Ohio Files Brief in Defense of its Ban on Out-of-State Circulators

On October 18, the Ohio Attorney General’s office filed a brief in support of Ohio’s ban on out-of-state circulators, in Citizens in Charge v Husted, 2:13cv-935, s.d. The state says that the ban is needed because it has a short time frame in which to check the validity of petitions, and if it needs to subpoena circulators, if the circulator is out-of-state, that process would take a long time.

This is illogical for several reasons. The most important is that Ohio doesn’t need to subpoena circulators, whether in-state or out-of-state, to check the validity of petition signatures. Furthermore, Ohio law already permits out-of-state circulators to work on independent presidential candidate petitions, and the state’s brief doesn’t explain how Ohio copes with checking that type of petition.

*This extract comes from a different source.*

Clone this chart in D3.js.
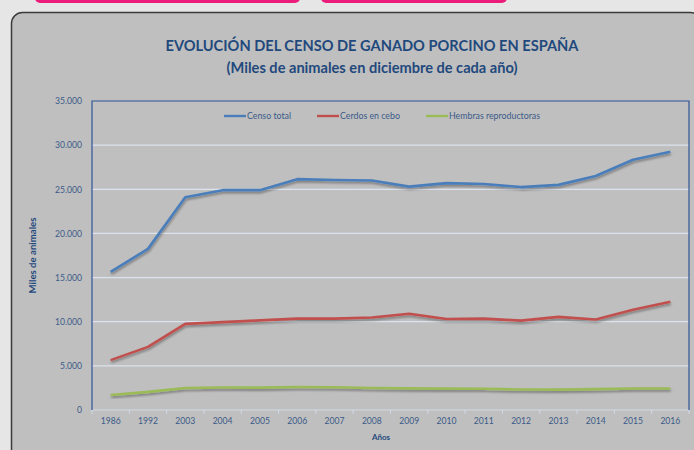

Also, the brief hints that out-of-state circulators who work on initiative petitions are interfering with the ability of Ohio residents to decide their own policies without outside interference. And the brief says there is a reasonable chance that the U.S. Supreme Court will hear Virginia’s pending appeal in the U.S. Supreme Court on a similar issue. Of course, even if the U.S. Supreme Court decided to hear that case, it would not be decided until mid-2014, and in the meantime, the Ohio plaintiff that is trying to circulate an initiative petition would not have the benefit of a decision for the next nine months, and would not be able to qualify its initiative for the 2014 ballot unless it used only in-state circulators.


Comments

Ohio Files Brief in Defense of its Ban on Out-of-State Circulators — No Comments

  1. “The state says that the ban is needed because it has a short time frame in which to check the validity of petitions, and if it needs to subpoena circulators, if the circulator is out-of-state, that process would take a long time.”

    This is absurd for multiple reasons.

    The election officials do not need the petition circulator to check whether or not a signature on a petition is valid. I have gathered thousands and thousands of petition signatures in many states over the last 13 1/4 years and I’ve never once been contacted by an election office, or even had an election office try to contact me, over the validity of the signatures which I collected.

    Also, who is to say that just because a petition circulator is a regular resident of state that they will be easy to get a hold of. Maybe they will not answer their phone. Maybe they won’t have a phone. Maybe they won’t pay their phone bill and their phone will be disconnected. Maybe they will move to a different address within the state and not leave an address where mail can be forwarded. Maybe they will move out of a state or go on a long trip after a petition drive is over.

    The “reasons” that they are coming up with do not hold up under intellectual scrutiny. They are nothing more than excuses for making ballot access more difficult.